The horror, the horror


We are told that E-commerce is a revolution in the making. If it is a revolution, it also has all the characteristics of a bloody one. The stories from the front lines aren’t pretty. Consider this all-too-common horror story:

You have invested a lot of time and effort to establish a store on the Internet. You’ve got a hot product that customers want to buy. Life in E-commerce land is good.

Or so you think. It’s Friday, the day before a long weekend. At 4 p.m., reports start to trickle in from customers visiting your Web site that they have been unable to order on-line. They do everything correctly, they tell you, right down to carefully providing details about their credit card. Except, they say, your store keeps coming back to tell them that their card has been declined.

Knowing that their credit is good, they advise you that you probably should be aware that your store is broken. You begin to investigate. Perhaps it is Murphy, eager to mock you with his law and ready to cast doubt on your belief that the Internet is ready for prime time. You try a few transactions on your own, only to see your credit cards rejected too.

You call the company that handles the credit card processing for your store, only to be told by a message that it is now after hours and staff have gone home for the weekend. It is 5:05 p.m., on the eve of a three-day holiday. You are suddenly cast adrift on the E-commerce battlefield, without any armour, and without any help.

You have a hot product, you have customers — and your store has just gone down the tubes.

You leave a message with the credit card processor, pleading for someone to call you back. You send out an E-mail message to everyone who has ever been involved with the creation of your store, asking if anyone can help. You put a big notice up on your on-line store, informing customers that you are out of business.

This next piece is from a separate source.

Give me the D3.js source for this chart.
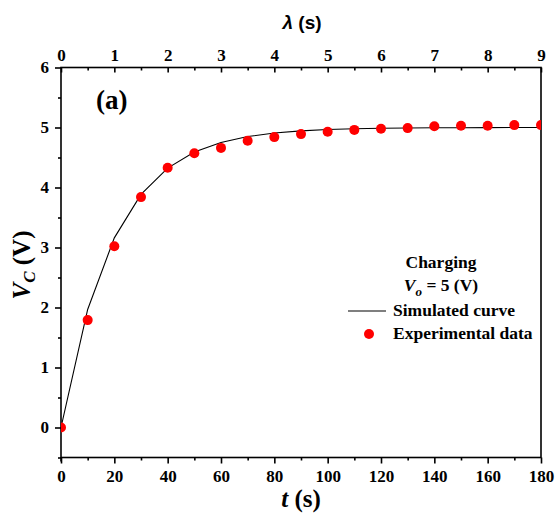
<!DOCTYPE html>
<html>
<head>
<meta charset="utf-8">
<script src="https://cdn.jsdelivr.net/npm/d3@7/dist/d3.min.js"></script>
<style>
  html, body { margin: 0; padding: 0; background: #fff; }
  svg { display: block; }
</style>
</head>
<body>
<svg id="chart" width="555" height="515"></svg>
<script>
// Charging of the capacitor, V_o = 5 V, RC = 20 s
const timeSec = [0, 10, 20, 30, 40, 50, 60, 70, 80, 90, 100, 110, 120, 130, 140, 150, 160, 170, 180];
const measuredV = [0, 1.79, 3.02, 3.84, 4.33, 4.57, 4.66, 4.78, 4.84, 4.89, 4.93, 4.96, 4.98, 4.99, 5.02, 5.03, 5.03, 5.04, 5.04];
const simTime = [0, 10, 20, 30, 40, 50, 60, 70, 80, 90, 100, 110, 120, 130, 140, 150, 160, 170, 180];
const simulatedV = [0, 1.967, 3.161, 3.884, 4.323, 4.590, 4.751, 4.849, 4.908, 4.944, 4.966, 4.980, 4.988, 4.992, 4.995, 4.997, 4.998, 4.999, 5.0];
const tTicks = [0, 20, 40, 60, 80, 100, 120, 140, 160, 180];
const lambdaTicks = [0, 1, 2, 3, 4, 5, 6, 7, 8, 9];
const vTicks = [0, 1, 2, 3, 4, 5, 6];

const SERIF = "'Liberation Serif'";
const SANS = "'Liberation Sans'";

const svg = d3.select("#chart");
const L = 61, R = 541, T = 67.5, B = 457.5;

const x = d3.scaleLinear().domain([0, 180]).range([L, R]);
const xl = d3.scaleLinear().domain([0, 9]).range([L, R]);
const y = d3.scaleLinear().domain([-0.5, 6]).range([B, T]);

svg.append("defs").append("clipPath").attr("id", "plot-clip")
  .append("rect").attr("x", L).attr("y", T).attr("width", R - L).attr("height", B - T);

function label(sel) {
  return sel.style("font-family", SERIF).style("font-weight", "bold").attr("fill", "#000");
}

// frame
svg.append("rect").attr("x", L).attr("y", T).attr("width", R - L).attr("height", B - T)
  .attr("fill", "none").attr("stroke", "#000").attr("stroke-width", 1.6);

function styleAxis(g) {
  g.select(".domain").remove();
  g.attr("font-family", null).attr("font-size", null);
  g.selectAll("line").attr("stroke", "#000").attr("stroke-width", 1.6);
  label(g.selectAll("text")).style("font-size", "17px");
}

// bottom axis: t (s)
svg.append("g").attr("transform", `translate(0,${B})`)
  .call(d3.axisBottom(x).tickValues(tTicks).tickSize(6).tickPadding(6).tickFormat(d3.format("d")))
  .call(styleAxis);
svg.append("g").attr("transform", `translate(0,${B})`)
  .call(d3.axisBottom(x).tickValues(d3.range(10, 180, 20)).tickSize(3).tickFormat(""))
  .call(styleAxis);

// top axis: lambda (s), ticks pointing into the plot
svg.append("g").attr("transform", `translate(0,${T})`)
  .call(d3.axisTop(xl).tickValues(lambdaTicks).tickSize(0).tickPadding(7).tickFormat(d3.format("d")))
  .call(styleAxis);
svg.append("g").attr("transform", `translate(0,${T})`)
  .call(d3.axisBottom(xl).tickValues(lambdaTicks).tickSize(5).tickFormat(""))
  .call(styleAxis);
svg.append("g").attr("transform", `translate(0,${T})`)
  .call(d3.axisBottom(xl).tickValues(d3.range(0.5, 9, 1)).tickSize(3).tickFormat(""))
  .call(styleAxis);

// left axis: V_C (V)
svg.append("g").attr("transform", `translate(${L},0)`)
  .call(d3.axisLeft(y).tickValues(vTicks).tickSize(6).tickPadding(6).tickFormat(d3.format("d")))
  .call(styleAxis);
svg.append("g").attr("transform", `translate(${L},0)`)
  .call(d3.axisLeft(y).tickValues(d3.range(-0.5, 6, 1)).tickSize(3).tickFormat(""))
  .call(styleAxis);
// axis line overshoot below the frame
svg.append("line").attr("x1", L).attr("x2", L).attr("y1", B).attr("y2", B + 4)
  .attr("stroke", "#000").attr("stroke-width", 1.6);

// simulated curve
const plot = svg.append("g").attr("clip-path", "url(#plot-clip)");
plot.append("path")
  .datum(simTime.map((t, i) => [t, simulatedV[i]]))
  .attr("fill", "none").attr("stroke", "#000").attr("stroke-width", 1.1)
  .attr("d", d3.line().x(d => x(d[0])).y(d => y(d[1])));

// experimental points
plot.selectAll("circle.pt")
  .data(timeSec.map((t, i) => [t, measuredV[i]]))
  .join("circle").attr("class", "pt")
  .attr("cx", d => x(d[0])).attr("cy", d => y(d[1])).attr("r", 5)
  .attr("fill", "#ff0000");

// axis titles
const tt = label(svg.append("text")).attr("x", 301).attr("y", 507).attr("text-anchor", "middle").style("font-size", "25px");
tt.append("tspan").style("font-style", "italic").text("t");
tt.append("tspan").text(" (s)");

const lt = svg.append("text").attr("x", 302).attr("y", 29).attr("text-anchor", "middle")
  .style("font-size", "19px").style("font-family", SANS).style("font-weight", "bold");
lt.append("tspan").style("font-style", "italic").text("λ");
lt.append("tspan").text(" (s)");

const yt = label(svg.append("text")).attr("transform", "translate(30,265) rotate(-90)")
  .attr("text-anchor", "middle").style("font-size", "25px");
yt.append("tspan").style("font-style", "italic").text("V");
yt.append("tspan").style("font-style", "italic").style("font-size", "17px").attr("dy", 5).text("C");
yt.append("tspan").attr("dy", -5).text(" (V)");

// panel label
label(svg.append("text")).attr("x", 96).attr("y", 109).style("font-size", "27px").text("(a)");

// legend
label(svg.append("text")).attr("x", 441).attr("y", 268).attr("text-anchor", "middle").style("font-size", "17.5px").text("Charging");
const vo = label(svg.append("text")).attr("x", 441).attr("y", 291).attr("text-anchor", "middle").style("font-size", "17.5px");
vo.append("tspan").style("font-style", "italic").text("V");
vo.append("tspan").style("font-style", "italic").style("font-size", "13px").attr("dy", 5).text("o");
vo.append("tspan").attr("dy", -5).text(" = 5 (V)");

svg.append("line").attr("x1", 348).attr("x2", 386).attr("y1", 311).attr("y2", 311)
  .attr("stroke", "#000").attr("stroke-width", 1.1);
label(svg.append("text")).attr("x", 393).attr("y", 316).style("font-size", "17.5px").text("Simulated curve");
svg.append("circle").attr("cx", 369).attr("cy", 334).attr("r", 5).attr("fill", "#ff0000");
label(svg.append("text")).attr("x", 393).attr("y", 339).style("font-size", "17.5px").text("Experimental data");
</script>
</body>
</html>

You keep checking your store throughout the weekend, vainly hoping that perhaps Murphy himself will magically fix the problem. Such is not to be.

Finally, at 4:30 p.m. on Tuesday — almost 96 hours after the problem first began — someone from the credit card processor calls you back. There is a problem, you repeat. Thus begins the typical E-commerce runaround.

The credit card company insists that surely the problem can’t be with its technology. It must be the other guy — the company on whose computer the store is actually located, the caller says.

Several hours later, they call you back again. They’ve found the problem. Something that linked the technology of the store to the technology of the credit card processor was “broken.” They’ve fixed it, and you’re back in business. They offer profuse apologies.

Is there a moral to this story? Quite a few, actually. The E-commerce industry needs to grow up — in a hurry. Any company involved in the industry must be prepared to offer support, 24 hours a day, seven days a week.

E-commerce balkanization, in which each of the many companies involved in your store might eagerly blame the others, must stop. There must be one point of contact who can resolve your issue. Responsibility must come to all involved.

Until then, the E-commerce revolution is one that is clearly being fought by amateurs.